Pat Smyth, a civil servant with the National Assistance Board in West Tyrone from the 1930's to the 1950's, recalls his memories, experiences and the larger than life personalities he encountered on the way.



In the context of housing in Tyrone I have to say that paintings and picture postcards of mountainous areas like the Sperrins and the Mournes do not excite me. The last house on the foothills is not particularly attractive, however picturesque it may be on a print, when one has to plod along a muddy or snowy loanen on a chill winter's day to get there.
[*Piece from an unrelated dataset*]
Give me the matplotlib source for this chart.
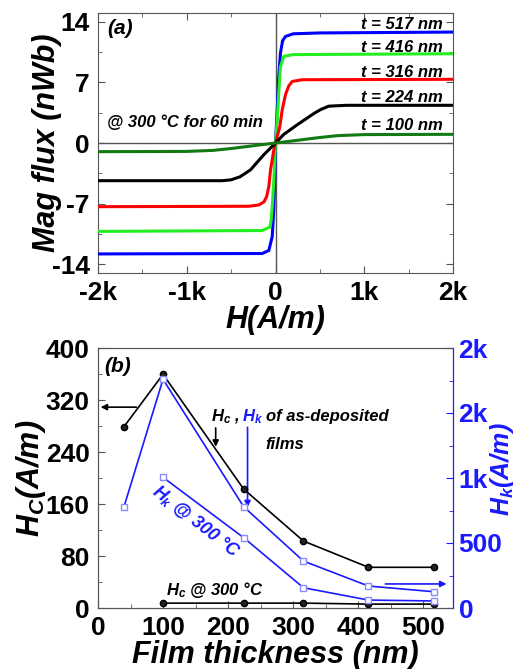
import matplotlib
matplotlib.use('Agg')
import matplotlib.pyplot as plt
from matplotlib.ticker import MultipleLocator

plt.rcParams['font.family'] = ['Liberation Sans', 'DejaVu Sans']
plt.rcParams['font.weight'] = 'bold'
plt.rcParams['axes.unicode_minus'] = False
plt.rcParams['mathtext.fontset'] = 'custom'
plt.rcParams['mathtext.it'] = 'Liberation Sans:bold:italic'
plt.rcParams['mathtext.rm'] = 'Liberation Sans:bold'
plt.rcParams['mathtext.bf'] = 'Liberation Sans:bold'

# ---- panel (a): magnetic flux vs field for each film thickness ----
h_517 = [-2000, -150, -75, -37, -19, -8, 0, 19, 37, 56, 80, 113, 200, 500, 2000]
m_517 = [-12.8, -12.75, -12.4, -10.8, -7.75, -3.5, 0, 3.8, 7.7, 10.4, 11.8, 12.3, 12.6, 12.7, 12.8]
h_416 = [-2000, -150, -64, -50, -37, -19, 0, 19, 37, 56, 94, 200, 2000]
m_416 = [-10.2, -10.1, -9.7, -9.0, -7.4, -4.3, 0, 2.7, 5.8, 8.8, 10.0, 10.2, 10.3]
h_316 = [-2000, -300, -188, -131, -100, -75, -56, -19, 0, 49, 75, 113, 150, 188, 300, 2000]
m_316 = [-7.35, -7.3, -7.15, -6.8, -6.2, -5.0, -3.1, -0.8, 0, 1.9, 3.8, 5.6, 6.6, 7.1, 7.3, 7.35]
h_224 = [-2000, -800, -600, -500, -400, -282, -131, 0, 94, 244, 432, 507, 600, 800, 2000]
m_224 = [-4.35, -4.35, -4.35, -4.25, -3.9, -3.1, -1.35, 0, 1.0, 2.1, 3.4, 3.85, 4.25, 4.35, 4.35]
h_100 = [-2000, -1000, -700, -470, -200, 0, 200, 470, 700, 1000, 2000]
m_100 = [-1.0, -0.97, -0.85, -0.6, -0.25, 0, 0.25, 0.6, 0.85, 0.97, 1.0]

curve_labels = ['t = 517 nm', 't = 416 nm', 't = 316 nm', 't = 224 nm', 't = 100 nm']
curve_label_y = [13.7, 11.0, 8.1, 5.3, 2.0]
curve_colors = ['#0000ff', '#22ee22', '#ff0000', '#000000', '#127a12']

a_xticks = [-2000, -1000, 0, 1000, 2000]
a_xticklabels = ['-2k', '-1k', '0', '1k', '2k']
a_yticks = [-14, -7, 0, 7, 14]

# ---- panel (b): Hc / Hk vs film thickness ----
thick = [40, 100, 224, 316, 416, 517]
hc_dep = [279, 359.5, 183, 103, 62.6, 62.6]
hk_dep = [779, 1759, 779, 361, 169, 125]
thick_300 = [100, 224, 316, 416, 517]
hc_300 = [7.5, 7.5, 7.5, 6, 6]
hk_300 = [1005, 541, 156, 61, 54]

b_yticks = [0, 80, 160, 240, 320, 400]
b_xticks = [0, 100, 200, 300, 400, 500]
b_rticks = [0, 500, 1000, 1500, 2000]
b_rticklabels = ['0', '500', '1k', '2k', '2k']

spine_col = '#555555'
blue = '#1a1aff'

fig = plt.figure(figsize=(5.17, 6.69), dpi=100)
ax = fig.add_axes([98/517, 1-273/669, 355/517, 260/669])

ax.axhline(0, color=spine_col, lw=1, zorder=1)
ax.axvline(0, color=spine_col, lw=1, zorder=1)
for h, m, c in zip([h_517, h_416, h_316, h_224, h_100],
                   [m_517, m_416, m_316, m_224, m_100], curve_colors):
    ax.plot(h, m, color=c, lw=2.2, zorder=3)
for lab, yy in zip(curve_labels, curve_label_y):
    ax.text(1890, yy, lab, ha='right', va='center', fontsize=12,
            fontweight='bold', style='italic')
ax.text(-1900, 2.4, '@ 300 °C for 60 min', ha='left', va='center',
        fontsize=12, fontweight='bold', style='italic')
ax.text(-1893, 13.2, '(a)', ha='left', va='center', fontsize=15,
        fontweight='bold', style='italic')

ax.set_xlim(-2000, 2000)
ax.set_ylim(-15, 15)
ax.set_xticks(a_xticks)
ax.set_xticklabels(a_xticklabels)
ax.set_yticks(a_yticks)
ax.xaxis.set_minor_locator(MultipleLocator(500))
ax.yaxis.set_minor_locator(MultipleLocator(3.5))
ax.tick_params(which='both', direction='in', top=True, right=True,
               labelsize=19, color=spine_col, pad=6)
ax.tick_params(which='major', length=5)
ax.tick_params(which='minor', length=3)
for s in ax.spines.values():
    s.set_color(spine_col)
ax.set_xlabel('H(A/m)', fontsize=22, fontweight='bold', style='italic', labelpad=0)
ax.set_ylabel('Mag flux (nWb)', fontsize=22, fontweight='bold', style='italic')
ax.yaxis.set_label_coords(-0.10, 0.5)

# panel (b)
bx = fig.add_axes([98/517, 1-608/669, 355/517, 260/669])
br = bx.twinx()

bx.plot(thick, hc_dep, color='black', lw=1.2, marker='o', ms=4.5,
        mfc='#222222', mec='black', zorder=4)
bx.plot(thick_300, hc_300, color='black', lw=1.2, marker='o', ms=4.5,
        mfc='#222222', mec='black', zorder=4)
br.plot(thick, hk_dep, color=blue, lw=1.2, marker='s', ms=5,
        mfc='white', mec='#8a8aff', zorder=3)
br.plot(thick_300, hk_300, color=blue, lw=1.2, marker='s', ms=5,
        mfc='white', mec='#8a8aff', zorder=3)

bx.set_xlim(0, 546)
bx.set_ylim(0, 400)
br.set_ylim(0, 2000)
bx.set_xticks(b_xticks)
bx.set_yticks(b_yticks)
bx.xaxis.set_minor_locator(MultipleLocator(50))
bx.yaxis.set_minor_locator(MultipleLocator(40))
bx.tick_params(which='both', direction='in', labelsize=19, color=spine_col, pad=6)
bx.tick_params(which='major', length=5)
bx.tick_params(which='minor', length=3)
br.set_yticks(b_rticks)
br.set_yticklabels(b_rticklabels)
br.yaxis.set_minor_locator(MultipleLocator(250))
br.tick_params(which='both', direction='in', labelsize=19, colors=blue, pad=4)
br.tick_params(which='major', length=5)
br.tick_params(which='minor', length=3)
for s in ['left', 'bottom', 'top']:
    bx.spines[s].set_color(spine_col)
    br.spines[s].set_color(spine_col)
br.spines['right'].set_color(blue)
bx.spines['right'].set_color(blue)

bx.set_xlabel('Film thickness (nm)', fontsize=22, fontweight='bold',
              style='italic', labelpad=0)
bx.set_ylabel(r'$H_C$(A/m)', fontsize=22, fontweight='bold', style='italic')
bx.yaxis.set_label_coords(-0.14, 0.5)
br.set_ylabel(r'$H_k$(A/m)', fontsize=18, fontweight='bold', style='italic',
              color=blue)
br.yaxis.set_label_coords(1.10, 0.535)

bx.text(9, 371, '(b)', ha='left', va='center', fontsize=15,
        fontweight='bold', style='italic')
tkw = dict(fontsize=12, fontweight='bold', style='italic', va='center')
bx.text(174, 294, r'$H_c$ ,', ha='left', **tkw)
bx.text(222, 294, r'$H_k$', ha='left', color=blue, **tkw)
bx.text(258, 294, 'of as-deposited', ha='left', **tkw)
bx.text(258, 251, 'films', ha='left', **tkw)
bx.text(104, 28, r'$H_c$ @ 300 °C', ha='left', **tkw)
bx.text(150, 133, r'$H_k$ @ 300 °C', ha='center', color=blue, rotation=-38,
        fontsize=13, fontweight='bold', style='italic', va='center')

akw = dict(arrowstyle='-|>', mutation_scale=9, lw=1.2, shrinkA=0, shrinkB=0)
bx.annotate('', xy=(4, 309), xytext=(59, 309),
            arrowprops=dict(color='black', **akw))
bx.annotate('', xy=(181, 248), xytext=(181, 277),
            arrowprops=dict(color='black', **akw))
bx.annotate('', xy=(230, 155), xytext=(230, 278),
            arrowprops=dict(color=blue, **akw))
bx.annotate('', xy=(536, 37), xytext=(442, 37),
            arrowprops=dict(color=blue, **akw))

fig.savefig('out.png', dpi=100)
As office manager in Omagh, I did not do much of that, but I did make a point of accompanying each visiting officer regularly, and in all weathers, to educate myself and also to boost their morale. It was not uncommon to have to walk in a lane was ankle deep in glar (mud), or maybe take to the fields.
   
I recall that Richard Rowley, the poet of Mourne, finished one of his volumes of poetry on a memorable note. He had just finished eulogising the local scenery, during an encounter with Michael a shepherd, and he quoted the retort thus: 'Ach isn't it sick and tired I am, day after day with nothing else to look at but the damned oul mountain!'
   
John Gorman, an Assistant Secretary, who was transferred from the Ministry of Labour to replace John Godden as Head of the Assistance Board was a man of particular stubbornness, quite ill-informed and insensitive to the problems of rural home visiting.

At one time when the percentage of ineffective visits seemed unacceptably high he ordered us to post notices of intention-to-call forty-eight hours in advance, where surprise visits were not needed.

Each regular visiting officer had his own territory and allowances had to be made for mountains, hills and valleys in planning itineraries, and, of course, to have ignored new claims, notifications of changes, etc. received in the proceeding forty-eight hours would have been daft. Gorman's edit nearly drove the experienced staff mad. But it had to be tried.
   
Soon the visitors were 'fit to be tied' and when things boiled over I decided to tag along and see why the advance notices weren't working. Nearly every call was up a loanen and every one of these, without exception, was impassable with mud. We had to use the grass banks and step over briars, etc. Not one of the first five applicants that we called on had received the notice we had sent out forty-eight hours earlier.

Around mid-day we spotted a post van and from then on we met the postman plodding up each lane as we emerged. He gave us sour looks and no wonder, for he was delivering the notices that we had sent out to each householder, after we had been!

At the next conference at Head Office, which was chaired by Gorman, I rehearsed all this to the chagrin of the author of the silly idea. He reacted by telling us to send out the notices three days ahead, but he was howled down by all the rural-based area managers, since there was no way we could keep abreast of incoming mail and give three days' notice of intention to call.

Visitors needed to take out fresh applications on the same day as they came in, or next day at latest.